→ **Exercise details**:
Reproduce each line of the material exactly, minus any picture.

[Records from a data source]
--------------------------------------------------

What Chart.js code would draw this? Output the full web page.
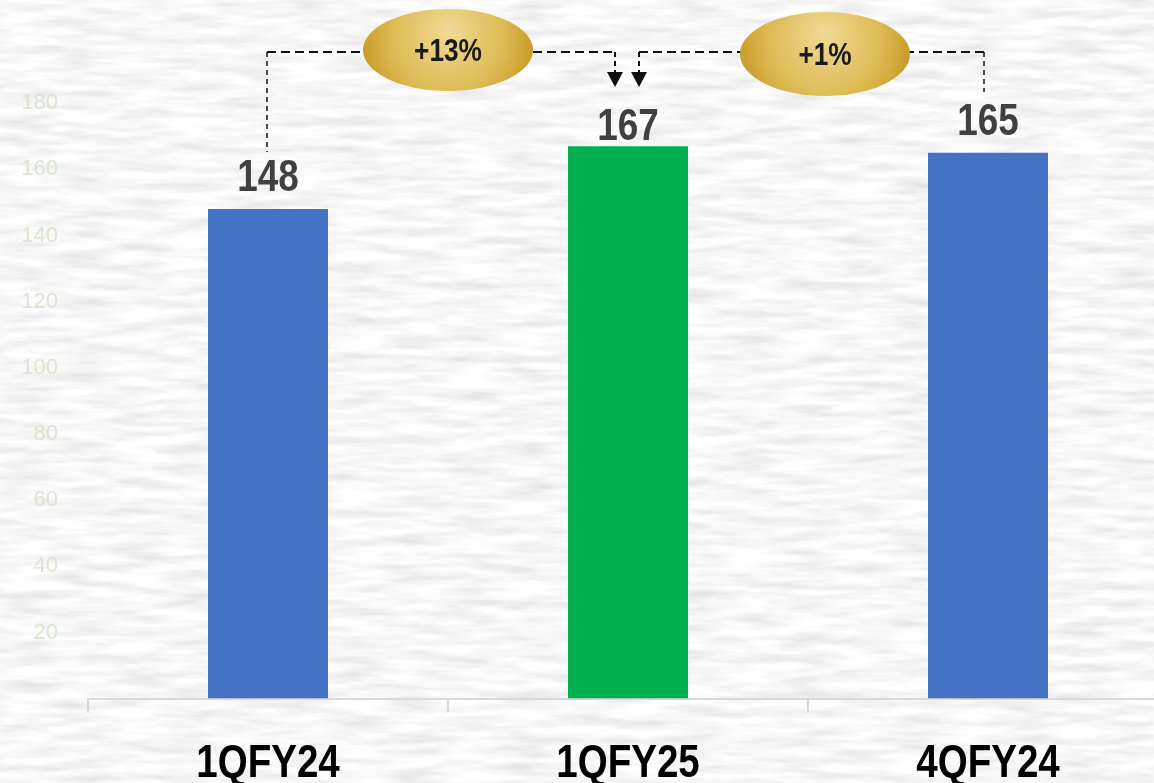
<!DOCTYPE html>
<html>
<head>
<meta charset="utf-8">
<script src="https://cdn.jsdelivr.net/npm/chart.js@4.4.1/dist/chart.umd.min.js"></script>
<style>
  html, body { margin: 0; padding: 0; overflow: hidden; width: 1154px; height: 783px; }
  body {
    background-color: #ebebeb;
    background-image: url("data:image/svg+xml;utf8,<svg xmlns='http://www.w3.org/2000/svg' width='1154' height='783'><filter id='n'><feTurbulence type='fractalNoise' baseFrequency='0.018 0.11' numOctaves='3' seed='7'/><feColorMatrix type='matrix' values='0.38 0 0 0 0.74 0.38 0 0 0 0.74 0.38 0 0 0 0.74 0 0 0 0 1'/></filter><rect width='100%' height='100%' filter='url(%23n)'/></svg>");
  }
  #wrap { position: absolute; left: 0; top: 0; width: 1168px; height: 783px; }
</style>
</head>
<body>
<div id="wrap"><canvas id="bar-chart" width="1168" height="783"></canvas></div>
<script>
const categories = ["1QFY24", "1QFY25", "4QFY24"];
const values = [148, 167, 165];
const barColors = ["#4472c4", "#00b050", "#4472c4"];
const yTickValues = [20, 40, 60, 80, 100, 120, 140, 160, 180];
const growthLabels = ["+13%", "+1%"];

const FONT = '"Liberation Sans", Arial, sans-serif';
const NARROW = 0.82; // squeeze Arial-like bold into an "Arial Narrow" look

function narrowText(ctx, text, x, y, font) {
    ctx.save();
    ctx.translate(x, y);
    ctx.scale(NARROW, 1);
    ctx.font = font;
    ctx.fillText(text, 0, 0);
    ctx.restore();
}

function oval(ctx, cx, cy, rx, ry, text) {
    let g = ctx.createRadialGradient(cx, cy - ry * 0.5, 4, cx, cy - ry * 0.2, rx * 1.05);
    g.addColorStop(0, "#efd891");
    g.addColorStop(0.6, "#dfbb55");
    g.addColorStop(1, "#c69824");
    ctx.fillStyle = g;
    ctx.beginPath();
    ctx.ellipse(cx, cy, rx, ry, 0, 0, Math.PI * 2);
    ctx.fill();
    ctx.fillStyle = "#1a1a1a";
    ctx.textAlign = "center";
    ctx.textBaseline = "middle";
    narrowText(ctx, text, cx, cy + 2, "bold 32px " + FONT);
}

function arrowDown(ctx, x, y1, y2) {
    ctx.setLineDash([5, 4]);
    ctx.lineWidth = 2;
    ctx.beginPath();
    ctx.moveTo(x, y1);
    ctx.lineTo(x, y2 - 14);
    ctx.stroke();
    ctx.setLineDash([]);
    ctx.beginPath();
    ctx.moveTo(x - 8, y2 - 15);
    ctx.lineTo(x + 8, y2 - 15);
    ctx.lineTo(x, y2);
    ctx.closePath();
    ctx.fill();
}

const annotate = {
    id: "annotate",
    afterDatasetsDraw(chart, args, opts) {
        const ctx = chart.ctx;
        const bars = chart.getDatasetMeta(0).data;
        const xs = chart.scales.x;
        ctx.save();

        // category labels
        ctx.fillStyle = "#000";
        ctx.textAlign = "center";
        ctx.textBaseline = "alphabetic";
        categories.forEach((c, i) => narrowText(ctx, c, xs.getPixelForTick(i), chart.chartArea.bottom + 78, "bold 47px " + FONT));

        // value labels
        ctx.fillStyle = "#404040";
        bars.forEach((b, i) => narrowText(ctx, String(values[i]), b.x, b.y - opts.lift[i], "bold 45px " + FONT));

        // dashed connectors
        const ly = opts.lineY;
        ctx.strokeStyle = "#111";
        ctx.fillStyle = "#111";
        ctx.lineWidth = 2;
        ctx.setLineDash([9, 5]);
        ctx.beginPath();
        ctx.moveTo(bars[0].x - 1, ly);
        ctx.lineTo(bars[1].x - 13, ly);
        ctx.moveTo(bars[1].x + 11, ly);
        ctx.lineTo(bars[2].x - 4, ly);
        ctx.stroke();
        ctx.setLineDash([5, 4]);
        ctx.lineWidth = 1.5;
        ctx.beginPath();
        ctx.moveTo(bars[0].x - 1, ly);
        ctx.lineTo(bars[0].x - 1, 152);
        ctx.moveTo(bars[2].x - 4, ly);
        ctx.lineTo(bars[2].x - 4, 92);
        ctx.stroke();
        arrowDown(ctx, bars[1].x - 13, ly, 87);
        arrowDown(ctx, bars[1].x + 11, ly, 87);

        // growth bubbles
        oval(ctx, (bars[0].x + bars[1].x) / 2, ly - 2, 85, 41, growthLabels[0]);
        oval(ctx, (bars[1].x + bars[2].x) / 2 + 17, ly + 2, 85, 42, growthLabels[1]);
        ctx.restore();
    }
};

const barChart = document.getElementById("bar-chart");
var CHART = new Chart(barChart, {
    type: "bar",
    data: {
        labels: categories,
        datasets: [{
            data: values,
            backgroundColor: barColors,
            barPercentage: 1 / 3,
            categoryPercentage: 1
        }]
    },
    options: {
        responsive: false,
        animation: false,
        devicePixelRatio: 1,
        layout: { padding: { top: 37, left: 0, right: 0, bottom: 14 } },
        plugins: {
            legend: { display: false },
            tooltip: { enabled: false },
            annotate: { lift: [18, 6, 18], lineY: 52 }
        },
        scales: {
            x: {
                grid: { drawOnChartArea: false, drawTicks: true, tickLength: 14, color: "#d9d9d9", lineWidth: 2, offset: true },
                border: { display: true, color: "#d9d9d9", width: 2 },
                // labels are painted by the annotate plugin (narrow bold), keep their room here
                ticks: { color: "rgba(0,0,0,0)", padding: 0, font: { size: 47, weight: "bold", family: FONT } }
            },
            y: {
                min: 0,
                max: 200,
                grid: { display: false },
                border: { display: false },
                afterFit: s => { s.width = 88; },
                afterBuildTicks: s => { s.ticks = yTickValues.map(v => ({ value: v })); },
                ticks: { color: "#dae6d0", padding: 22, font: { size: 22, family: FONT } }
            }
        }
    },
    plugins: [annotate]
});
</script>
</body>
</html>
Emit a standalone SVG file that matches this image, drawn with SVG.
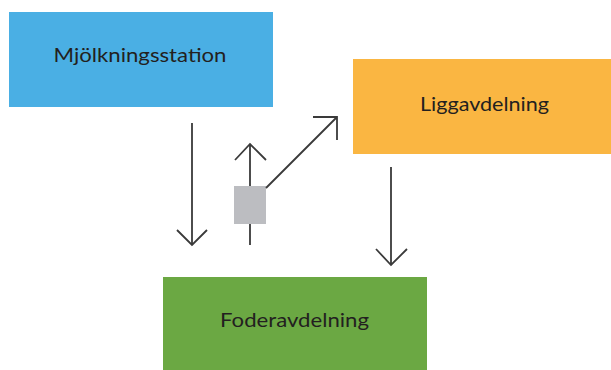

--------------------------------------------------

→ **Result for this exercise**:
What Chart.js code would draw this? Output the full web page.
<!DOCTYPE html>
<html>
<head>
<meta charset="utf-8">
<script src="https://cdn.jsdelivr.net/npm/chart.js@4.4.1/dist/chart.umd.min.js"></script>
<style>
  html, body { margin: 0; padding: 0; overflow: hidden; width: 1154px; height: 783px; }
  body {
    background-color: #ebebeb;
    background-image: url("data:image/svg+xml;utf8,<svg xmlns='http://www.w3.org/2000/svg' width='1154' height='783'><filter id='n'><feTurbulence type='fractalNoise' baseFrequency='0.018 0.11' numOctaves='3' seed='7'/><feColorMatrix type='matrix' values='0.38 0 0 0 0.74 0.38 0 0 0 0.74 0.38 0 0 0 0.74 0 0 0 0 1'/></filter><rect width='100%' height='100%' filter='url(%23n)'/></svg>");
  }
  #wrap { position: absolute; left: 0; top: 0; width: 1168px; height: 783px; }
</style>
</head>
<body>
<div id="wrap"><canvas id="bar-chart" width="1168" height="783"></canvas></div>
<script>
const categories = ["1QFY24", "1QFY25", "4QFY24"];
const values = [148, 167, 165];
const barColors = ["#4472c4", "#00b050", "#4472c4"];
const yTickValues = [20, 40, 60, 80, 100, 120, 140, 160, 180];
const growthLabels = ["+13%", "+1%"];

const FONT = '"Liberation Sans", Arial, sans-serif';
const NARROW = 0.82; // squeeze Arial-like bold into an "Arial Narrow" look

function narrowText(ctx, text, x, y, font) {
    ctx.save();
    ctx.translate(x, y);
    ctx.scale(NARROW, 1);
    ctx.font = font;
    ctx.fillText(text, 0, 0);
    ctx.restore();
}

function oval(ctx, cx, cy, rx, ry, text) {
    let g = ctx.createRadialGradient(cx, cy - ry * 0.5, 4, cx, cy - ry * 0.2, rx * 1.05);
    g.addColorStop(0, "#efd891");
    g.addColorStop(0.6, "#dfbb55");
    g.addColorStop(1, "#c69824");
    ctx.fillStyle = g;
    ctx.beginPath();
    ctx.ellipse(cx, cy, rx, ry, 0, 0, Math.PI * 2);
    ctx.fill();
    ctx.fillStyle = "#1a1a1a";
    ctx.textAlign = "center";
    ctx.textBaseline = "middle";
    narrowText(ctx, text, cx, cy + 2, "bold 32px " + FONT);
}

function arrowDown(ctx, x, y1, y2) {
    ctx.setLineDash([5, 4]);
    ctx.lineWidth = 2;
    ctx.beginPath();
    ctx.moveTo(x, y1);
    ctx.lineTo(x, y2 - 14);
    ctx.stroke();
    ctx.setLineDash([]);
    ctx.beginPath();
    ctx.moveTo(x - 8, y2 - 15);
    ctx.lineTo(x + 8, y2 - 15);
    ctx.lineTo(x, y2);
    ctx.closePath();
    ctx.fill();
}

const annotate = {
    id: "annotate",
    afterDatasetsDraw(chart, args, opts) {
        const ctx = chart.ctx;
        const bars = chart.getDatasetMeta(0).data;
        const xs = chart.scales.x;
        ctx.save();

        // category labels
        ctx.fillStyle = "#000";
        ctx.textAlign = "center";
        ctx.textBaseline = "alphabetic";
        categories.forEach((c, i) => narrowText(ctx, c, xs.getPixelForTick(i), chart.chartArea.bottom + 78, "bold 47px " + FONT));

        // value labels
        ctx.fillStyle = "#404040";
        bars.forEach((b, i) => narrowText(ctx, String(values[i]), b.x, b.y - opts.lift[i], "bold 45px " + FONT));

        // dashed connectors
        const ly = opts.lineY;
        ctx.strokeStyle = "#111";
        ctx.fillStyle = "#111";
        ctx.lineWidth = 2;
        ctx.setLineDash([9, 5]);
        ctx.beginPath();
        ctx.moveTo(bars[0].x - 1, ly);
        ctx.lineTo(bars[1].x - 13, ly);
        ctx.moveTo(bars[1].x + 11, ly);
        ctx.lineTo(bars[2].x - 4, ly);
        ctx.stroke();
        ctx.setLineDash([5, 4]);
        ctx.lineWidth = 1.5;
        ctx.beginPath();
        ctx.moveTo(bars[0].x - 1, ly);
        ctx.lineTo(bars[0].x - 1, 152);
        ctx.moveTo(bars[2].x - 4, ly);
        ctx.lineTo(bars[2].x - 4, 92);
        ctx.stroke();
        arrowDown(ctx, bars[1].x - 13, ly, 87);
        arrowDown(ctx, bars[1].x + 11, ly, 87);

        // growth bubbles
        oval(ctx, (bars[0].x + bars[1].x) / 2, ly - 2, 85, 41, growthLabels[0]);
        oval(ctx, (bars[1].x + bars[2].x) / 2 + 17, ly + 2, 85, 42, growthLabels[1]);
        ctx.restore();
    }
};

const barChart = document.getElementById("bar-chart");
var CHART = new Chart(barChart, {
    type: "bar",
    data: {
        labels: categories,
        datasets: [{
            data: values,
            backgroundColor: barColors,
            barPercentage: 1 / 3,
            categoryPercentage: 1
        }]
    },
    options: {
        responsive: false,
        animation: false,
        devicePixelRatio: 1,
        layout: { padding: { top: 37, left: 0, right: 0, bottom: 14 } },
        plugins: {
            legend: { display: false },
            tooltip: { enabled: false },
            annotate: { lift: [18, 6, 18], lineY: 52 }
        },
        scales: {
            x: {
                grid: { drawOnChartArea: false, drawTicks: true, tickLength: 14, color: "#d9d9d9", lineWidth: 2, offset: true },
                border: { display: true, color: "#d9d9d9", width: 2 },
                // labels are painted by the annotate plugin (narrow bold), keep their room here
                ticks: { color: "rgba(0,0,0,0)", padding: 0, font: { size: 47, weight: "bold", family: FONT } }
            },
            y: {
                min: 0,
                max: 200,
                grid: { display: false },
                border: { display: false },
                afterFit: s => { s.width = 88; },
                afterBuildTicks: s => { s.ticks = yTickValues.map(v => ({ value: v })); },
                ticks: { color: "#dae6d0", padding: 22, font: { size: 22, family: FONT } }
            }
        }
    },
    plugins: [annotate]
});
</script>
</body>
</html>
Emit a standalone SVG file that matches this image, drawn with SVG.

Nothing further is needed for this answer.